Training and compression¶

It is highly recommended to use ./script/run_local.sh nets/<model>_at_<dataset>_run.py first to test your code and make sure PocketFlow can train it with full precision.
The compression algorithms are under the name learner. Find more information from the official documentation.
The optional arguments can be provided after the above running script. Unfortunately the arguments are defined spreading the whole source codes with FLAGS. Stay tuned, I will provide further guidance next time.

Fix version issues with Docker¶

Unfortunately the PocketFlow has compatability issues with Tensorflow newer versions. To be on the safe side, use Docker. I will create a brief overview of the solution:

Create a ./Dockerfile as below

FROM tensorflow/tensorflow:1.10.1-gpu-py3

WORKDIR /tf
ADD * /tf/   # this is the PocketFlow folder

VOLUME /output  # to save outputs, change your code / flags accordingly
VOLUME /data    # input path, don't put your data in the working folder.

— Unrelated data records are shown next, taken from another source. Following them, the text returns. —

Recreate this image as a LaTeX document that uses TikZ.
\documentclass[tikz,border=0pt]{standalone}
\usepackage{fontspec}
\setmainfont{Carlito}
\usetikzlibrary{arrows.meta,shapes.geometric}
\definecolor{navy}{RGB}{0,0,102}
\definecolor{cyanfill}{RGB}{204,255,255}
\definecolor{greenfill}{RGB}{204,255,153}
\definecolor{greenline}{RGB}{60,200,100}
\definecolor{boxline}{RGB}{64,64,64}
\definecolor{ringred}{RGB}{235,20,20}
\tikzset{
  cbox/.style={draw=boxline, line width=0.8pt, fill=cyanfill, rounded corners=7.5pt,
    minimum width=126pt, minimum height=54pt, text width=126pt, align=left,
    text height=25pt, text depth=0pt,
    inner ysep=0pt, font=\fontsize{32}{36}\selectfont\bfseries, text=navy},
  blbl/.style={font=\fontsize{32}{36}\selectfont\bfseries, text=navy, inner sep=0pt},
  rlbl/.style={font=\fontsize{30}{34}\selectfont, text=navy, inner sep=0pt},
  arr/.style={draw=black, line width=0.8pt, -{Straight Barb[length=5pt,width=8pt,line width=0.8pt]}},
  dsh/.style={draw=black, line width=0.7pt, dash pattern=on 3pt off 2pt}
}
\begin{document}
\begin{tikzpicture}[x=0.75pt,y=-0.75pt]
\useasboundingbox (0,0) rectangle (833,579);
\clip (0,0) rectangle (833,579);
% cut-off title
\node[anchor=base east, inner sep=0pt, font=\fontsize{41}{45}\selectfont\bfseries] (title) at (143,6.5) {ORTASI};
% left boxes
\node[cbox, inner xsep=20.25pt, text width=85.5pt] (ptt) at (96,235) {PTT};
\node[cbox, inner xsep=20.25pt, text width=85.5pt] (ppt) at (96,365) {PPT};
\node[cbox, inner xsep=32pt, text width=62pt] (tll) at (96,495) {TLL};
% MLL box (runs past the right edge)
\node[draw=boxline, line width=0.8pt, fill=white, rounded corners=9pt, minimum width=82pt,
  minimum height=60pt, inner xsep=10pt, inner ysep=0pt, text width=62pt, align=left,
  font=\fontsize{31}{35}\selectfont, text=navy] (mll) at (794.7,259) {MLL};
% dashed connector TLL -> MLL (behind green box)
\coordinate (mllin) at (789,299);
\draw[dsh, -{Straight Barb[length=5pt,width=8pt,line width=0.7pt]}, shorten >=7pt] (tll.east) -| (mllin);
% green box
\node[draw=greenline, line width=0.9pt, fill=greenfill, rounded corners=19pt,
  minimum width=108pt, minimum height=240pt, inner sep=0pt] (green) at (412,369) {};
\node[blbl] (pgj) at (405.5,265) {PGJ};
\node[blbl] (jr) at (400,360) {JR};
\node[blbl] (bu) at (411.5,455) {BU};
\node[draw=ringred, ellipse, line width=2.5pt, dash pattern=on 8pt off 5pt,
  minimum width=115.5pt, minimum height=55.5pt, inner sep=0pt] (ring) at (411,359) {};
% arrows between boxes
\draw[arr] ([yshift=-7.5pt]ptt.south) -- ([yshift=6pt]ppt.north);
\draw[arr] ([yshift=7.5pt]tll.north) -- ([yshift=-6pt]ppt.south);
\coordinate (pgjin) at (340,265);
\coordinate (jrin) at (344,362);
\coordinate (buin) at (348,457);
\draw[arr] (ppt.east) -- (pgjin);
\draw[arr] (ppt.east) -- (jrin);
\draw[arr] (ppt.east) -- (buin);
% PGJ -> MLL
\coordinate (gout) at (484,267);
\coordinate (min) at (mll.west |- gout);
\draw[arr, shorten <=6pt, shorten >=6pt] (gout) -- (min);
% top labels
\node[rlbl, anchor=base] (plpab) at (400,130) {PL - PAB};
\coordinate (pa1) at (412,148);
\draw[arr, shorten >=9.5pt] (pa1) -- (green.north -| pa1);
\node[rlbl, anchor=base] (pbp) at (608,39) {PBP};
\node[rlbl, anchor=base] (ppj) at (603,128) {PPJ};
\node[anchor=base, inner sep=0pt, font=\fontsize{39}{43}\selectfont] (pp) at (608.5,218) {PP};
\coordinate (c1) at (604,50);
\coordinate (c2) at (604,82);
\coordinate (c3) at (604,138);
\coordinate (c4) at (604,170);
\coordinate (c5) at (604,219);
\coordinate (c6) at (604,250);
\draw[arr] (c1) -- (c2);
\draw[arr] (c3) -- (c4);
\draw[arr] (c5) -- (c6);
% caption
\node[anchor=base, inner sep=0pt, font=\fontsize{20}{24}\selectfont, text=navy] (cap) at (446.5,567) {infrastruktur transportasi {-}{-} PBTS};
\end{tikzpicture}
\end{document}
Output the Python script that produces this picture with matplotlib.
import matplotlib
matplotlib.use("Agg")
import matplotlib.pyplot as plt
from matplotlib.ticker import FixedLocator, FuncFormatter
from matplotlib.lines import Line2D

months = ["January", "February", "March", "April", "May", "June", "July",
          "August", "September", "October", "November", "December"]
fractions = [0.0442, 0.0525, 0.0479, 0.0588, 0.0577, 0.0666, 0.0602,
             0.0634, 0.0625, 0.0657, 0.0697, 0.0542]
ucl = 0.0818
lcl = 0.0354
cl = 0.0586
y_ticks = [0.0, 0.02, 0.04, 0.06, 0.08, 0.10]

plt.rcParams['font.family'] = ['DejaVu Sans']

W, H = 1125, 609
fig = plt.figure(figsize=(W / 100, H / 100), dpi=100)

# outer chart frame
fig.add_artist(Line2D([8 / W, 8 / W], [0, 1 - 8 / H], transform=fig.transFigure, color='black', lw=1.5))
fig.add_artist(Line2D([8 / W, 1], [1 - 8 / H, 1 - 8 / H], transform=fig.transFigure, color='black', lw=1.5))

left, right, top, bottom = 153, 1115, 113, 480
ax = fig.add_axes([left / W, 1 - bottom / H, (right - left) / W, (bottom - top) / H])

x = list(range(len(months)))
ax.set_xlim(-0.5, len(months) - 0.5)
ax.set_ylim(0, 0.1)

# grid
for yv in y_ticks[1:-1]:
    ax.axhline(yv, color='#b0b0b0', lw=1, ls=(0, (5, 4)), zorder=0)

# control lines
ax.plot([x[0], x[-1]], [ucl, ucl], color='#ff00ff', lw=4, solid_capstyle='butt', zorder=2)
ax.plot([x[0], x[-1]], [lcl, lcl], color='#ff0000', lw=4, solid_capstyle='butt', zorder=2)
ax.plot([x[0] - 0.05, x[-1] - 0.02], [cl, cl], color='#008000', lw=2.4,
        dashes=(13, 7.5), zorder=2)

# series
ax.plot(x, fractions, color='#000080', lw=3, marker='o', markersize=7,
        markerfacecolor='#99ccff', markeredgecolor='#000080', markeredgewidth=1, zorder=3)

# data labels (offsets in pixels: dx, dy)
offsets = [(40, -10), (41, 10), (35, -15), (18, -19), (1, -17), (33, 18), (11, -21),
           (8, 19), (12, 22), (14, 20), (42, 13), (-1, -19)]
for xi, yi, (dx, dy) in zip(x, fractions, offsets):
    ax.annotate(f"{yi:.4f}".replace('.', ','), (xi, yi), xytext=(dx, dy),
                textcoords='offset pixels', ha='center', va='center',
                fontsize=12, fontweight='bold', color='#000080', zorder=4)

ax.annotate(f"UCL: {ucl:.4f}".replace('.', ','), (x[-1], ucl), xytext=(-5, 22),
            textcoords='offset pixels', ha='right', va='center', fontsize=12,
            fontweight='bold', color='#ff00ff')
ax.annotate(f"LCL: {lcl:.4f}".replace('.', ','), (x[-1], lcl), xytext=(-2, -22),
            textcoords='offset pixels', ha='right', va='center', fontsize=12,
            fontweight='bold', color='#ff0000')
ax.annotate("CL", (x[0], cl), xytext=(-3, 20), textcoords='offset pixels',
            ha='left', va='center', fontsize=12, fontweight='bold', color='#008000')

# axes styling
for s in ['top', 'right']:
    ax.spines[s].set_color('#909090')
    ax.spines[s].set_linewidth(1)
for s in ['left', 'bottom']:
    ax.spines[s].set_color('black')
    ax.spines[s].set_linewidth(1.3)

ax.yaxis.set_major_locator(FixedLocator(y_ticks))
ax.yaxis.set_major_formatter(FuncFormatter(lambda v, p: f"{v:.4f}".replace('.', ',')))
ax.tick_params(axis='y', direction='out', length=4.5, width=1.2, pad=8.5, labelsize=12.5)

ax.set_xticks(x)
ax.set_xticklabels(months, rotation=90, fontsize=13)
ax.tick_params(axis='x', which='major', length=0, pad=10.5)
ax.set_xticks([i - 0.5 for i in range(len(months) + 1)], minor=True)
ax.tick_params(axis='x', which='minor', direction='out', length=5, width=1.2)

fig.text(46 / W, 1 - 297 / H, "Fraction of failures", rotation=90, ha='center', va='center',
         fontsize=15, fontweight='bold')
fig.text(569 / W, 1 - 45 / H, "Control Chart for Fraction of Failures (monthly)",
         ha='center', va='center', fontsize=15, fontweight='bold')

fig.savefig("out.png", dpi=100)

CMD ./script/run_local.sh nets/<model>_at_<dataset>_run.py <additional flags> ...

Build the docker as docker build -t <your image name> .
To run your docker with bash, run docker run --gpus 0 --rm -it -v <your data folder>:/data -v <your output folder>:/output <your image name> bash
To run your training script (indicated by CMD in the Dockerfile, use docker run --gpus 0 --rm -v <your data folder>:/data -v <your output folder>:/output <your image name>.